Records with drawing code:
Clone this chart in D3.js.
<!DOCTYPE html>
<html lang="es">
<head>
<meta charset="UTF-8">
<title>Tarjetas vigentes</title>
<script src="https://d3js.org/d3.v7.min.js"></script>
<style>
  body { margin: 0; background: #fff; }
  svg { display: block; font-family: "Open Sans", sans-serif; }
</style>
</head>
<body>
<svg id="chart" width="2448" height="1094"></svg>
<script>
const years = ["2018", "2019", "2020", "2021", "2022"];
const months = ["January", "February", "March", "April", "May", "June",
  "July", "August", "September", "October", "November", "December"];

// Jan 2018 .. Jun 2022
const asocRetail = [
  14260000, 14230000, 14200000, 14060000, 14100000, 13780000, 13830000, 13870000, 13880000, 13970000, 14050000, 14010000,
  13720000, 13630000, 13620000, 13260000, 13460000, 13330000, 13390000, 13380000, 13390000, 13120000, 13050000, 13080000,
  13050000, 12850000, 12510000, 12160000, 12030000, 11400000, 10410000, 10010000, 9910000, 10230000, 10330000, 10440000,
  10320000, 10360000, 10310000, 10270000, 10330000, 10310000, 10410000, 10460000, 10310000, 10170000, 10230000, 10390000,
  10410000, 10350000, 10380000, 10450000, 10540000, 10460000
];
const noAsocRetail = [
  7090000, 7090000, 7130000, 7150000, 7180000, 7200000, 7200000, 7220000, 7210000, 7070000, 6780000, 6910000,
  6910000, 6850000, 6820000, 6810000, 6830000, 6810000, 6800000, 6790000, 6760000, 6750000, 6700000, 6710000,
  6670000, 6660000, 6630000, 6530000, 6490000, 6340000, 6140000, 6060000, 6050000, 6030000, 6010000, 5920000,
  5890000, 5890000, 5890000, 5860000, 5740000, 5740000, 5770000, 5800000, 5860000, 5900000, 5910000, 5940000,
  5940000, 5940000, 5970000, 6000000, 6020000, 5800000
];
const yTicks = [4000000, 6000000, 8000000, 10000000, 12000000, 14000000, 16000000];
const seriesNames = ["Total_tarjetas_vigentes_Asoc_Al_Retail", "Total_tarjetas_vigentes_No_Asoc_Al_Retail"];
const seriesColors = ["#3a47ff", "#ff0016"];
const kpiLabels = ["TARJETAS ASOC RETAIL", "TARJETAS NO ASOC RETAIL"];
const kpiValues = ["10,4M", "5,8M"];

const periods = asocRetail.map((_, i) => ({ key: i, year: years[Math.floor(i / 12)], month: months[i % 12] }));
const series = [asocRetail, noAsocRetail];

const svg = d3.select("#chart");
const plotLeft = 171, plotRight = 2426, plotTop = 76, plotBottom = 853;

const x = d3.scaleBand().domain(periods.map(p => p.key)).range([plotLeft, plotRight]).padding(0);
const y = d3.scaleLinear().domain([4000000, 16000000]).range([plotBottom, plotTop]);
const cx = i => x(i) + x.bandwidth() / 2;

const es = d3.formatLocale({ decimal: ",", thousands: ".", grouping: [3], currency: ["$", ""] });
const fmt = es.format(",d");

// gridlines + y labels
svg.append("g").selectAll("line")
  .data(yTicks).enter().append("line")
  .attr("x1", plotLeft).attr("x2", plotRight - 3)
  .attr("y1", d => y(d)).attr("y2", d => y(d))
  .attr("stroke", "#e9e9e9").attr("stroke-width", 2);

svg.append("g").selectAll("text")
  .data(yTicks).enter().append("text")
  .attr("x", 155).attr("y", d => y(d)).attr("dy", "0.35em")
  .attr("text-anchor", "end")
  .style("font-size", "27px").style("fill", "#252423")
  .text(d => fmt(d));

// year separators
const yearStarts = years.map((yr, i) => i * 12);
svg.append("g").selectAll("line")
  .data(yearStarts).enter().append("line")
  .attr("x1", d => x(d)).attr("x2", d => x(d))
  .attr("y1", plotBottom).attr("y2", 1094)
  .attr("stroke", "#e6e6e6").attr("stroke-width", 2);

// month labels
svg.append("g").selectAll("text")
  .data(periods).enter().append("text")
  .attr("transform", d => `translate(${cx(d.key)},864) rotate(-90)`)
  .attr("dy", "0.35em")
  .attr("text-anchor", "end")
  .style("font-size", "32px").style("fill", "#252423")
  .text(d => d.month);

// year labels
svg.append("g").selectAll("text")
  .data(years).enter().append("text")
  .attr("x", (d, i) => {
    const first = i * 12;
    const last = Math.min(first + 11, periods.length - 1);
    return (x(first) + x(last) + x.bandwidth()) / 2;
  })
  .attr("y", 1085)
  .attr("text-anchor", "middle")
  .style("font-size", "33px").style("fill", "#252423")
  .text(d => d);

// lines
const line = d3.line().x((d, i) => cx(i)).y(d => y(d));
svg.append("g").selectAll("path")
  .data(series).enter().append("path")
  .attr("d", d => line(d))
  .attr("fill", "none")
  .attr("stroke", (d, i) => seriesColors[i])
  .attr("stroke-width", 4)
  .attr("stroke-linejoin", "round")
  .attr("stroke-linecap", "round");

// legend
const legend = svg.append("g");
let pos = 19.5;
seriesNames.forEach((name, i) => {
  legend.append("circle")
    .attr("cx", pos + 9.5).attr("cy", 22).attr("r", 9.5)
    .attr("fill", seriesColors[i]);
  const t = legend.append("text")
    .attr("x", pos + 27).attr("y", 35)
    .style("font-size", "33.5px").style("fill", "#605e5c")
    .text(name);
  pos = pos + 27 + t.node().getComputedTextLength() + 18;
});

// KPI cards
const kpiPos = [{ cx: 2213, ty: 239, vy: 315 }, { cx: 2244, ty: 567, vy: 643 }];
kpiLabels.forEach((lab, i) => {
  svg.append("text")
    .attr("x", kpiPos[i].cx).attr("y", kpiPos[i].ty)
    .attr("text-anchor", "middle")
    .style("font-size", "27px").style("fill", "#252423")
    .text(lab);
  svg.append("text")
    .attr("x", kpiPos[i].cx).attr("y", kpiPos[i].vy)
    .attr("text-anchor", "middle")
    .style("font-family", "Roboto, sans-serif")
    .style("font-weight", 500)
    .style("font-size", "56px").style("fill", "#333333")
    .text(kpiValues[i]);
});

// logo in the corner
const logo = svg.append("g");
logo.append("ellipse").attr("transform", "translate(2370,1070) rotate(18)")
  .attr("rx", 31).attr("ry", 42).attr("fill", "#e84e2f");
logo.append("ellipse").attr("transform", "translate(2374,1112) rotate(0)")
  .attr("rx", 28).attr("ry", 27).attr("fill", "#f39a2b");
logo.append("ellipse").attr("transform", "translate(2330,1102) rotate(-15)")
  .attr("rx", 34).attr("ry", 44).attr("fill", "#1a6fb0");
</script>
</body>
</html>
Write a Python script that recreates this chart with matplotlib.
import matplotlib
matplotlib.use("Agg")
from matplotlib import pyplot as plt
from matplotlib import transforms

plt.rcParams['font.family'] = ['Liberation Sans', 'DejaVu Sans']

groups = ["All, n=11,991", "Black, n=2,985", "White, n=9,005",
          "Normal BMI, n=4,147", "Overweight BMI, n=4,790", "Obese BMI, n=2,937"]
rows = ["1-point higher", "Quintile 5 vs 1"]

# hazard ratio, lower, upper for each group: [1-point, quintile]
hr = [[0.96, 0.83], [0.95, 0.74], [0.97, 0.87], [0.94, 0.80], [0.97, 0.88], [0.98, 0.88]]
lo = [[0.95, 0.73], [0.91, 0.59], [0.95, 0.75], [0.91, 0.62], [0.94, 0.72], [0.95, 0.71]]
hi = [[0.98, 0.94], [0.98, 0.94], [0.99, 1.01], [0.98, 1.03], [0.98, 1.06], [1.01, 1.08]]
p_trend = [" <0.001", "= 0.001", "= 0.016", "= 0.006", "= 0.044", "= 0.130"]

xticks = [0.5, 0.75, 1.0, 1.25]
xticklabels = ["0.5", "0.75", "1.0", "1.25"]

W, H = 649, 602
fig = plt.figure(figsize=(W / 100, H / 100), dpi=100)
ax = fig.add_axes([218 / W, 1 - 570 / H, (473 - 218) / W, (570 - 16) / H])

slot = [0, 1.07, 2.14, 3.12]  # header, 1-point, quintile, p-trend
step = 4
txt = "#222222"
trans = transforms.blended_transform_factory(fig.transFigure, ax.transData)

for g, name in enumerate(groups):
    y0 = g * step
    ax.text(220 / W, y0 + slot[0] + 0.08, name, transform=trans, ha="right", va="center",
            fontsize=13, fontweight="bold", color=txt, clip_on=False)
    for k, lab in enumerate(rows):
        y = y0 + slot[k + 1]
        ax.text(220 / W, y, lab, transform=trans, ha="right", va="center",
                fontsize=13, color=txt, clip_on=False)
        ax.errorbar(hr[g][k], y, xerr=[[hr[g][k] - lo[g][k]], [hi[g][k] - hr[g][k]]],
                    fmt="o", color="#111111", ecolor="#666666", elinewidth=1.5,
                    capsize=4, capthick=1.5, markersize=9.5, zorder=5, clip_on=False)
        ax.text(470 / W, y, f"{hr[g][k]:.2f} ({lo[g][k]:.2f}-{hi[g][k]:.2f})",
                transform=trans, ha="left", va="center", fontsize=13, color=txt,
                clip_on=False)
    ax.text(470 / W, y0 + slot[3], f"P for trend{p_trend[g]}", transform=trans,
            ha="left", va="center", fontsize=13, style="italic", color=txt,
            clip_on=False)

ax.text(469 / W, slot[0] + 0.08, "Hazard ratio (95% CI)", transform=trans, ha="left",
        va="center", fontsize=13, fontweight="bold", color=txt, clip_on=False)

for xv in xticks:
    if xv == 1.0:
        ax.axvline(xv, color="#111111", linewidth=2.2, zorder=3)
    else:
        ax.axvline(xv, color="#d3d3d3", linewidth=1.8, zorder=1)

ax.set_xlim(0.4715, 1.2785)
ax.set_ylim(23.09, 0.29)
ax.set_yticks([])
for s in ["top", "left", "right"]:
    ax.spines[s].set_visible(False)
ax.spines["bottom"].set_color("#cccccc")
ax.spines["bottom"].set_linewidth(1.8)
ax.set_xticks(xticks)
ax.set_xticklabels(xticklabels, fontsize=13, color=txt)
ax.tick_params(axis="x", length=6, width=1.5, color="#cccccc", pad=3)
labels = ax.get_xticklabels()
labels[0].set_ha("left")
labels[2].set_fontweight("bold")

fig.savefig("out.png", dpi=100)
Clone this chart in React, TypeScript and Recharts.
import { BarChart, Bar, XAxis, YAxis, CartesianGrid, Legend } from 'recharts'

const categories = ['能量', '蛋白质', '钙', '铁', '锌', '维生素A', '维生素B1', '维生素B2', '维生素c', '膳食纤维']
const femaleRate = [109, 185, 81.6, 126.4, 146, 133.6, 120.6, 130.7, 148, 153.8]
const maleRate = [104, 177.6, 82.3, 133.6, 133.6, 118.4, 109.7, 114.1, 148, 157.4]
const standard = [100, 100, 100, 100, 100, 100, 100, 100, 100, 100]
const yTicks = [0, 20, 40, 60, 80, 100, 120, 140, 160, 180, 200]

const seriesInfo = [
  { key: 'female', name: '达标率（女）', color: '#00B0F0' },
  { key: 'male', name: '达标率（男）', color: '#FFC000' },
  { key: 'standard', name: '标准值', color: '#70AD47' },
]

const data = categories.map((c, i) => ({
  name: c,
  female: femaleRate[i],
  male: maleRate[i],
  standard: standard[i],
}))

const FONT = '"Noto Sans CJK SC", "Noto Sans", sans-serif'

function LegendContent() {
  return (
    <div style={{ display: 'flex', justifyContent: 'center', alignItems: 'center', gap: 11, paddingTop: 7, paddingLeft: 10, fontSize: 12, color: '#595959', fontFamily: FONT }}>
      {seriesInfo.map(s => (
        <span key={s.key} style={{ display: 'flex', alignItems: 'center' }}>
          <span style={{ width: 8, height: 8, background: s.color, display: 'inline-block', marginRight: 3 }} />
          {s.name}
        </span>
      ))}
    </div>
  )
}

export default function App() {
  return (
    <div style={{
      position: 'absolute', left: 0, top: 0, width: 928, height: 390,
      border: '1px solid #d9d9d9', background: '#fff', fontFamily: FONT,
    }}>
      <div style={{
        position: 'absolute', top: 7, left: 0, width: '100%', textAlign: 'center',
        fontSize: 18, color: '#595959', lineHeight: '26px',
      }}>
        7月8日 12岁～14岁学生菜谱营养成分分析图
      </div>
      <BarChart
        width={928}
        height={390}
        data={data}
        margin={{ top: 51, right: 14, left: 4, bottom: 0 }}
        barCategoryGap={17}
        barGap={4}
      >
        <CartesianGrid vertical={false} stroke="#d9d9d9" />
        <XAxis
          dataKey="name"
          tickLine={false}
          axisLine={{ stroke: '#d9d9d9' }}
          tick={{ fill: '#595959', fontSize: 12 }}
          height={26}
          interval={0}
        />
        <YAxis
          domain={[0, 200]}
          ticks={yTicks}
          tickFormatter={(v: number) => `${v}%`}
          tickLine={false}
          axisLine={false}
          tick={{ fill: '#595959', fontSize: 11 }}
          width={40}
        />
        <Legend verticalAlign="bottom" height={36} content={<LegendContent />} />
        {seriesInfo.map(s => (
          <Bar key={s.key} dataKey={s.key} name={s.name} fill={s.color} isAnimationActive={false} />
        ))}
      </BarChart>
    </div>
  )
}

- Task to carry out
In the listing above, find the line containing "Write a Python" and the line containing "ax = fig.add_axes([218". Output them and every line between, exactly, and nothing else.

- Output
Write a Python script that recreates this chart with matplotlib.
import matplotlib
matplotlib.use("Agg")
from matplotlib import pyplot as plt
from matplotlib import transforms

plt.rcParams['font.family'] = ['Liberation Sans', 'DejaVu Sans']

groups = ["All, n=11,991", "Black, n=2,985", "White, n=9,005",
          "Normal BMI, n=4,147", "Overweight BMI, n=4,790", "Obese BMI, n=2,937"]
rows = ["1-point higher", "Quintile 5 vs 1"]

# hazard ratio, lower, upper for each group: [1-point, quintile]
hr = [[0.96, 0.83], [0.95, 0.74], [0.97, 0.87], [0.94, 0.80], [0.97, 0.88], [0.98, 0.88]]
lo = [[0.95, 0.73], [0.91, 0.59], [0.95, 0.75], [0.91, 0.62], [0.94, 0.72], [0.95, 0.71]]
hi = [[0.98, 0.94], [0.98, 0.94], [0.99, 1.01], [0.98, 1.03], [0.98, 1.06], [1.01, 1.08]]
p_trend = [" <0.001", "= 0.001", "= 0.016", "= 0.006", "= 0.044", "= 0.130"]

xticks = [0.5, 0.75, 1.0, 1.25]
xticklabels = ["0.5", "0.75", "1.0", "1.25"]

W, H = 649, 602
fig = plt.figure(figsize=(W / 100, H / 100), dpi=100)
ax = fig.add_axes([218 / W, 1 - 570 / H, (473 - 218) / W, (570 - 16) / H])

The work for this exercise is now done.